In 1979 and 1980, the National Christmas Tree remained mostly unlit out of respect for U.S. hostages held in Iran. Upon their release on Inauguration Day 1981, the tree was relit to celebrate their impending return. Al and Vivian were helping their church serve hot beverages to spectators at the inauguration.

“When I heard … I took my camera and got over there,” he said.

In 1995, a partial government shutdown threatened to keep the tree dark. “President Clinton himself financed the lighting of the tree,” Nielsen said.

Over the years, Nielsen switched from Minolta to Nikon with the advent of digital photography, and purchased a remote-controlled tripod. He also started videotaping the trees when technology introduced changing lights and colors.
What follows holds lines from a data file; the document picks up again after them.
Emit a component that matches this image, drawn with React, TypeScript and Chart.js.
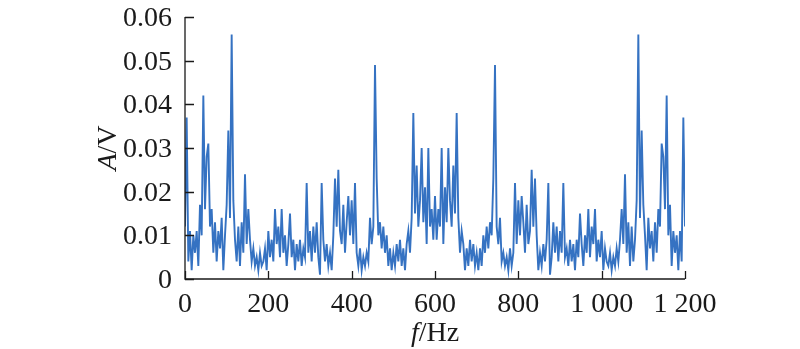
import { useEffect, useRef } from "react";
import { Chart, registerables } from "chart.js";

Chart.register(...registerables);

// Frequency grid step (Hz) of the amplitude spectrum samples
const FREQ_STEP_HZ = 4;

// Amplitude (V) at 0, 4, 8, ... 1200 Hz
const amplitudes = [
  0.012, 0.037, 0.004, 0.011, 0.002, 0.010, 0.006, 0.011, 0.003, 0.017,
  0.010, 0.042, 0.016, 0.028, 0.031, 0.012, 0.016, 0.006, 0.013, 0.004,
  0.011, 0.007, 0.014, 0.002, 0.010, 0.017, 0.034, 0.014, 0.056, 0.018,
  0.009, 0.004, 0.012, 0.003, 0.013, 0.006, 0.024, 0.008, 0.016, 0.009,
  0.004, 0.007, 0.003, 0.005, 0.002, 0.006, 0.003, 0.004, 0.007, 0.002,
  0.011, 0.005, 0.009, 0.004, 0.016, 0.008, 0.012, 0.005, 0.016, 0.006,
  0.010, 0.003, 0.008, 0.015, 0.005, 0.009, 0.002, 0.008, 0.004, 0.009,
  0.003, 0.007, 0.005, 0.022, 0.006, 0.011, 0.004, 0.012, 0.006, 0.013,
  0.005, 0.001, 0.022, 0.009, 0.004, 0.008, 0.003, 0.006, 0.002, 0.010,
  0.023, 0.012, 0.025, 0.011, 0.008, 0.017, 0.006, 0.013, 0.019, 0.010,
  0.018, 0.008, 0.022, 0.006, 0.003, 0.007, 0.002, 0.005, 0.003, 0.006,
  0.004, 0.014, 0.008, 0.012, 0.049, 0.023, 0.010, 0.013, 0.007, 0.012,
  0.006, 0.010, 0.003, 0.007, 0.002, 0.006, 0.003, 0.008, 0.004, 0.009,
  0.003, 0.007, 0.002, 0.008, 0.011, 0.006, 0.014, 0.038, 0.015, 0.026,
  0.012, 0.018, 0.030, 0.013, 0.021, 0.008, 0.030, 0.012, 0.016, 0.009,
  0.019,
  0.009, 0.016, 0.012, 0.030, 0.008, 0.021, 0.013, 0.030, 0.018, 0.012,
  0.026, 0.015, 0.038, 0.014, 0.006, 0.011, 0.008, 0.002, 0.007, 0.003,
  0.009, 0.004, 0.008, 0.003, 0.006, 0.002, 0.007, 0.003, 0.010, 0.006,
  0.012, 0.007, 0.013, 0.010, 0.023, 0.049, 0.012, 0.008, 0.014, 0.004,
  0.006, 0.003, 0.005, 0.002, 0.007, 0.003, 0.006, 0.022, 0.008, 0.018,
  0.010, 0.019, 0.013, 0.006, 0.017, 0.008, 0.011, 0.025, 0.012, 0.023,
  0.010, 0.002, 0.006, 0.003, 0.008, 0.004, 0.009, 0.022, 0.001, 0.005,
  0.013, 0.006, 0.012, 0.004, 0.011, 0.006, 0.022, 0.005, 0.007, 0.003,
  0.009, 0.004, 0.008, 0.002, 0.009, 0.005, 0.015, 0.008, 0.003, 0.010,
  0.006, 0.016, 0.005, 0.012, 0.008, 0.016, 0.004, 0.009, 0.005, 0.011,
  0.002, 0.007, 0.004, 0.003, 0.006, 0.002, 0.005, 0.003, 0.007, 0.004,
  0.009, 0.016, 0.008, 0.024, 0.006, 0.013, 0.003, 0.012, 0.004, 0.009,
  0.018, 0.056, 0.014, 0.034, 0.017, 0.010, 0.002, 0.014, 0.007, 0.011,
  0.004, 0.013, 0.006, 0.016, 0.012, 0.031, 0.028, 0.016, 0.042, 0.010,
  0.017, 0.003, 0.011, 0.006, 0.010, 0.002, 0.011, 0.004, 0.037, 0.012,
];

const yTicks = [0, 0.01, 0.02, 0.03, 0.04, 0.05, 0.06];
const yTickLabels = ["0", "0.01", "0.02", "0.03", "0.04", "0.05", "0.06"];
const xTicks = [0, 200, 400, 600, 800, 1000, 1200];
const xTickLabels = ["0", "200", "400", "600", "800", "1 000", "1 200"];

const FONT = '"Liberation Serif", "Times New Roman", serif';

const axesPlugin = {
  id: "paperAxes",
  afterDatasetsDraw(chart: any) {
    const ctx = chart.ctx as CanvasRenderingContext2D;
    const xs = chart.scales.x;
    const ys = chart.scales.y;
    const left = xs.getPixelForValue(xTicks[0]);
    const right = xs.getPixelForValue(xTicks[xTicks.length - 1]);
    const bottom = ys.getPixelForValue(yTicks[0]);
    const top = ys.getPixelForValue(yTicks[yTicks.length - 1]);
    ctx.save();
    ctx.strokeStyle = "#1a1a1a";
    ctx.lineWidth = 1.3;
    ctx.beginPath();
    ctx.moveTo(left, top);
    ctx.lineTo(left, bottom);
    ctx.lineTo(right, bottom);
    ctx.stroke();
    // inward ticks
    ctx.beginPath();
    yTicks.forEach((v) => {
      const y = Math.round(ys.getPixelForValue(v)) + 0.5;
      ctx.moveTo(left, y);
      ctx.lineTo(left + 9, y);
    });
    xTicks.forEach((v) => {
      const x = Math.round(xs.getPixelForValue(v)) + 0.5;
      ctx.moveTo(x, bottom);
      ctx.lineTo(x, bottom - 8);
    });
    ctx.stroke();

    ctx.fillStyle = "#1a1a1a";
    ctx.font = `28px ${FONT}`;
    ctx.textBaseline = "alphabetic";
    ctx.textAlign = "right";
    yTicks.forEach((v, i) => {
      ctx.fillText(yTickLabels[i], left - 13, ys.getPixelForValue(v) + 9);
    });
    ctx.textAlign = "center";
    xTicks.forEach((v, i) => {
      ctx.fillText(xTickLabels[i], xs.getPixelForValue(v), bottom + 33);
    });

    const drawParts = (parts: { t: string; italic: boolean }[], cx: number, cy: number) => {
      ctx.textAlign = "left";
      const widths = parts.map((p) => {
        ctx.font = `${p.italic ? "italic " : ""}28px ${FONT}`;
        return ctx.measureText(p.t).width;
      });
      const total = widths.reduce((a, b) => a + b, 0);
      let x = cx - total / 2;
      parts.forEach((p, i) => {
        ctx.font = `${p.italic ? "italic " : ""}28px ${FONT}`;
        ctx.fillText(p.t, x, cy);
        x += widths[i];
      });
    };
    // x title: f/Hz
    drawParts(
      [
        { t: "f", italic: true },
        { t: "/", italic: false },
        { t: "Hz", italic: false },
      ],
      xs.getPixelForValue(600),
      bottom + 62
    );
    // y title: A/V
    ctx.save();
    ctx.translate(left - 69, (top + bottom) / 2);
    ctx.rotate(-Math.PI / 2);
    drawParts(
      [
        { t: "A", italic: true },
        { t: "/", italic: false },
        { t: "V", italic: false },
      ],
      0,
      0
    );
    ctx.restore();
    ctx.restore();
  },
};

export default function App() {
  const ref = useRef<HTMLCanvasElement | null>(null);
  useEffect(() => {
    document.body.style.margin = "0";
    const canvas = ref.current;
    if (!canvas) return;
    const data = amplitudes.map((v, i) => ({ x: i * FREQ_STEP_HZ, y: v }));
    const chart = new Chart(canvas, {
      type: "line",
      data: {
        datasets: [
          {
            data,
            borderColor: "#3572c2",
            borderWidth: 1.9,
            pointRadius: 0,
            tension: 0,
            fill: false,
          },
        ],
      },
      options: {
        animation: false,
        responsive: false,
        devicePixelRatio: 1,
        layout: { padding: { left: 185, right: 115, top: 17, bottom: 70 } },
        plugins: { legend: { display: false }, tooltip: { enabled: false } },
        scales: {
          x: { type: "linear", min: 0, max: 1200, display: false },
          y: { type: "linear", min: 0, max: 0.06, display: false },
        },
      },
      plugins: [axesPlugin],
    });
    return () => chart.destroy();
  }, []);
  return <canvas ref={ref} width={800} height={349} style={{ display: "block" }} />;
}
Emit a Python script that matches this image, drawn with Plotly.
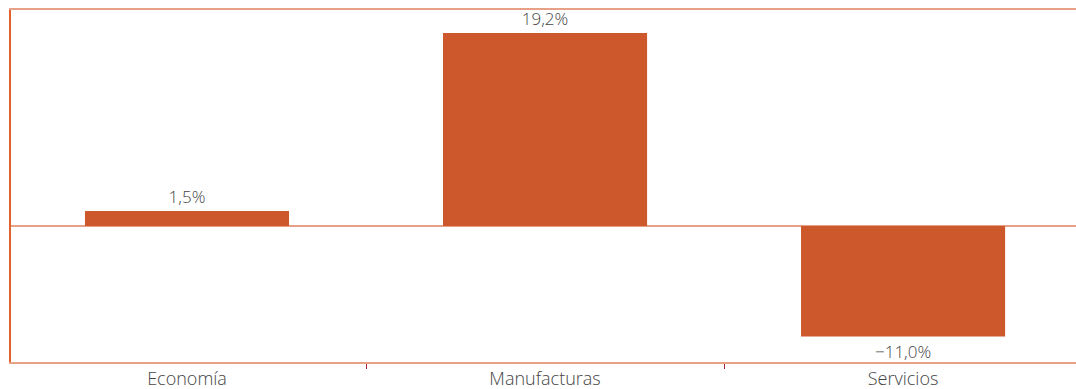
import plotly.graph_objects as go

categories = ["Economía", "Manufacturas", "Servicios"]
values = [1.5, 19.2, -11.0]


def fmt(v):
    s = f"{abs(v):.1f}".replace(".", ",") + "%"
    return ("\u2212" + s) if v < 0 else s


labels = [fmt(v) for v in values]

bar_color = "#CD582B"
line_light = "#E6A186"
line_dark = "#E0622F"
tick_color = "#A3213A"
text_color = "#444444"
font_family = "Open Sans"

fig = go.Figure(
    go.Bar(
        x=categories,
        y=values,
        text=labels,
        textposition="outside",
        textfont=dict(family=font_family, size=17, color=text_color, weight=300),
        marker=dict(color=bar_color, line=dict(width=0)),
        width=0.57,
        cliponaxis=False,
    )
)

fig.update_layout(
    width=1076,
    height=389,
    margin=dict(l=11, r=0, t=10, b=27),
    paper_bgcolor="white",
    plot_bgcolor="white",
    showlegend=False,
    font=dict(family=font_family, color=text_color),
)

fig.update_xaxes(
    type="category",
    range=[-0.4916, 2.483],
    showgrid=False,
    showline=True,
    linecolor=line_light,
    linewidth=1.5,
    mirror=True,
    ticks="outside",
    tickson="boundaries",
    ticklen=5,
    tickwidth=1,
    tickcolor=tick_color,
    tickfont=dict(family=font_family, size=18, color=text_color, weight=300),
)

fig.update_yaxes(
    range=[-13.53, 21.49],
    showgrid=False,
    showticklabels=False,
    zeroline=True,
    zerolinecolor=line_light,
    zerolinewidth=1.5,
    showline=True,
    linecolor=line_dark,
    linewidth=1.5,
    ticks="",
)

fig.write_html("out.html")
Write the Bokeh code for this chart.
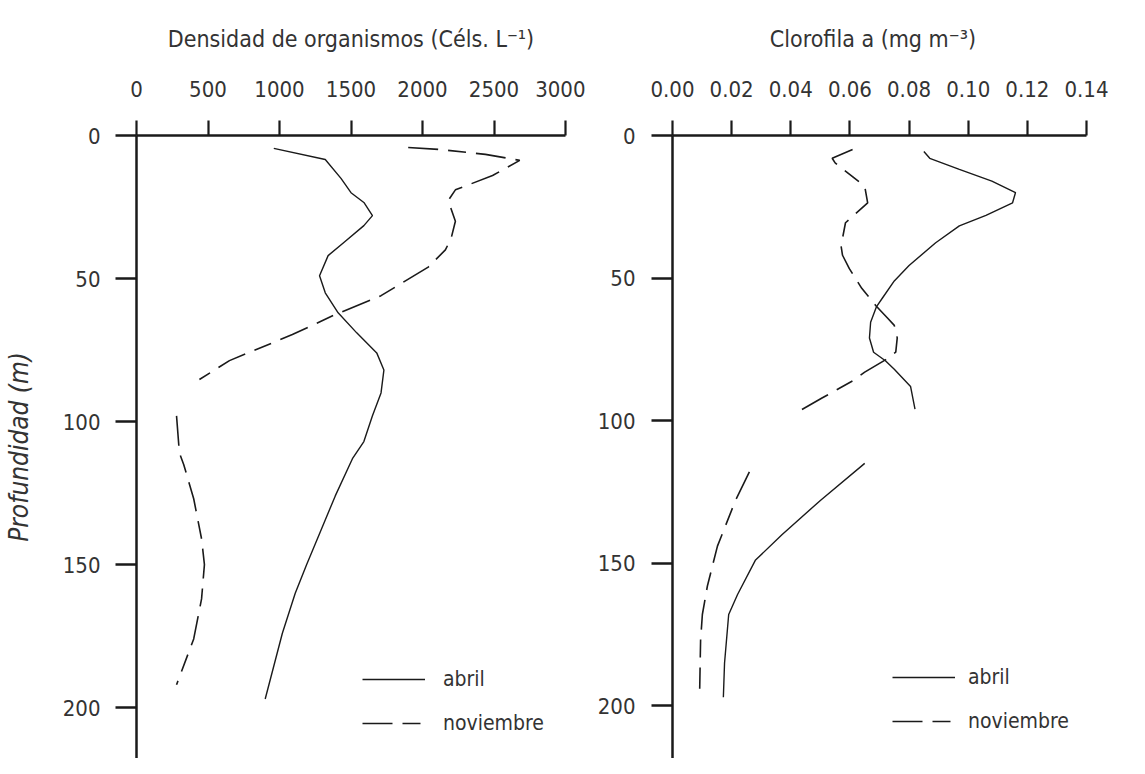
from bokeh.plotting import figure
from bokeh.layouts import row
from bokeh.models import Range1d, FixedTicker, Legend, LegendItem, NumeralTickFormatter
from bokeh.embed import file_html
from bokeh.resources import INLINE

nan = float("nan")

# ---------------- data: left panel (Densidad de organismos) ----------------
dens_abr_depth = [4.5, 8.4, 15, 20, 23.4, 28, 31.5, 37.4, 42, 49, 55, 62, 69, 76, 82, 90, 98, 107,
                  113, 126, 138, 150, 160, 174, 197]
dens_abr = [960, 1320, 1430, 1500, 1590, 1650, 1590, 1450, 1340, 1280, 1320, 1410, 1540, 1680, 1730,
            1710, 1650, 1590, 1510, 1390, 1290, 1190, 1110, 1020, 900]

dens_nov_depth = [4.2, 4.9, 6.6, 8.7, 14, 19, 22.7, 30, 36, 40, 46, 56, 62.6, 69.6, 78.7, 85.3, nan,
                  98, 111, 115, 127, 141, 150, 162, 176, 192]
dens_nov = [1900, 2120, 2440, 2680, 2490, 2230, 2180, 2230, 2200, 2160, 2040, 1710, 1390, 1090, 650,
            440, nan, 280, 300, 330, 400, 455, 475, 455, 400, 280]

# ---------------- data: right panel (Clorofila a) ----------------
chl_abr_depth = [5.6, 8, 11.9, 16, 20, 23.6, 28, 31.7, 37.6, 45.6, 51, 57, 60, 65.5, 71, 76, 79, 82,
                 88, 96, nan, 115, 128, 140, 149, 161, 168, 185, 197]
chl_abr = [0.085, 0.087, 0.097, 0.108, 0.116, 0.115, 0.106, 0.097, 0.089, 0.080, 0.075, 0.071, 0.069,
           0.067, 0.0666, 0.068, 0.072, 0.075, 0.0805, 0.082, nan, 0.065, 0.050, 0.037, 0.028, 0.022,
           0.019, 0.0176, 0.0172]

chl_nov_depth = [4.9, 8, 9.6, 17.8, 23.6, 30.6, 38.7, 42, 46.7, 53.6, 59.6, 64, 66.6, 71, 76, 78.7,
                 83, 86, 92, 97, nan, 118, 128, 144, 158, 168, 177, 194]
chl_nov = [0.0609, 0.054, 0.055, 0.065, 0.066, 0.0585, 0.057, 0.0575, 0.0598, 0.064, 0.0687, 0.0727,
           0.075, 0.076, 0.0755, 0.072, 0.065, 0.061, 0.0507, 0.0423, nan, 0.026, 0.0213, 0.0152,
           0.0118, 0.0101, 0.0095, 0.0092]

dens_ticks = [0, 500, 1000, 1500, 2000, 2500, 3000]
chl_ticks = [0.00, 0.02, 0.04, 0.06, 0.08, 0.10, 0.12, 0.14]
depth_ticks = [0, 50, 100, 150, 200]

series_labels = ["abril", "noviembre"]
title_left = "Densidad de organismos (Céls. L\u207b\u00b9)"
title_right = "Clorofila  a  (mg m\u207b\u00b3)"
ylabel = "Profundidad (m)"

FONT = "DejaVu Sans Condensed, DejaVu Sans, sans-serif"
TXT = "#333333"
INK = "#1a1a1a"
NOV_DASH = "30 10 18 10"


def style(p, xticks, tick_std, ylab_std, title):
    p.outline_line_color = None
    p.xgrid.visible = False
    p.ygrid.visible = False
    p.background_fill_color = "white"
    p.border_fill_color = "white"
    xa = p.xaxis[0]
    xa.ticker = FixedTicker(ticks=xticks)
    xa.major_tick_out = 15
    xa.major_tick_in = 0
    xa.minor_tick_out = 0
    xa.minor_tick_in = 0
    xa.axis_line_width = 2.5
    xa.axis_line_color = INK
    xa.major_tick_line_width = 2.2
    xa.major_tick_line_color = INK
    xa.major_label_text_font = FONT
    xa.major_label_text_font_size = "22px"
    xa.major_label_text_color = TXT
    xa.major_label_standoff = tick_std
    xa.axis_label = title
    xa.axis_label_text_font = FONT
    xa.axis_label_text_font_size = "23px"
    xa.axis_label_text_font_style = "normal"
    xa.axis_label_text_color = TXT
    xa.axis_label_standoff = 26
    ya = p.yaxis[0]
    ya.ticker = FixedTicker(ticks=depth_ticks)
    ya.major_tick_out = 21
    ya.major_tick_in = 0
    ya.minor_tick_out = 0
    ya.minor_tick_in = 0
    ya.axis_line_width = 2.5
    ya.axis_line_color = INK
    ya.major_tick_line_width = 2.5
    ya.major_tick_line_color = INK
    ya.major_label_text_font = FONT
    ya.major_label_text_font_size = "22px"
    ya.major_label_text_color = TXT
    ya.major_label_standoff = ylab_std


def add_legend(p, r1, r2, loc, standoff):
    leg = Legend(items=[LegendItem(label=series_labels[0], renderers=[r1]),
                        LegendItem(label=series_labels[1], renderers=[r2])],
                 location=loc)
    leg.border_line_color = None
    leg.background_fill_alpha = 0
    leg.padding = 0
    leg.margin = 0
    leg.spacing = 14
    leg.glyph_width = 63
    leg.glyph_height = 30
    leg.label_standoff = standoff
    leg.label_text_font = FONT
    leg.label_text_font_size = "21px"
    leg.label_text_color = TXT
    p.add_layout(leg)


# ---------------- left figure ----------------
p1 = figure(width=585, height=758, output_backend="svg", toolbar_location=None,
            x_range=Range1d(0, 3000), y_range=Range1d(217.8, 0),
            x_axis_location="above", min_border_left=131, min_border_right=20,
            min_border_top=135, min_border_bottom=0)
style(p1, dens_ticks, 24, 15, title_left)
ya = p1.yaxis[0]
ya.axis_label = ylabel
ya.axis_label_text_font = FONT
ya.axis_label_text_font_size = "26px"
ya.axis_label_text_font_style = "italic"
ya.axis_label_text_color = TXT
ya.axis_label_standoff = 26
r1 = p1.line(dens_abr, dens_abr_depth, line_color=INK, line_width=1.4)
r2 = p1.line(dens_nov, dens_nov_depth, line_color=INK, line_width=1.6, line_dash=NOV_DASH)
add_legend(p1, r1, r2, (226, 20), 18)

# ---------------- right figure ----------------
p2 = figure(width=544, height=758, output_backend="svg", toolbar_location=None,
            x_range=Range1d(0, 0.14), y_range=Range1d(218.5, 0),
            x_axis_location="above", min_border_left=87, min_border_right=43,
            min_border_top=131, min_border_bottom=0)
style(p2, chl_ticks, 24, 16, title_right)
p2.xaxis[0].formatter = NumeralTickFormatter(format="0.00")
r3 = p2.line(chl_abr, chl_abr_depth, line_color=INK, line_width=1.4)
r4 = p2.line(chl_nov, chl_nov_depth, line_color=INK, line_width=1.6, line_dash=NOV_DASH)
add_legend(p2, r3, r4, (220, 22), 13)

layout = row(p1, p2)
open("out.html", "w").write(file_html(layout, INLINE))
The Nielsens moved in 2003 to Greenspring retirement community in Springfield, where Al is the “unofficial-official” resident photographer.

This year, two sons and a grandson accompanied him to see the brand-new Colorado blue spruce with 450 LED light strings. “It was a family outing, just like my first photo in 1963,” said Nielsen, whose son Brian might carry on the tradition.

The National Park Service has displayed Neilsen’s photos on its website. Last year, Nielsen produced a 31-minute video featuring each tree since 1963, including snippets of history and images set to holiday tunes.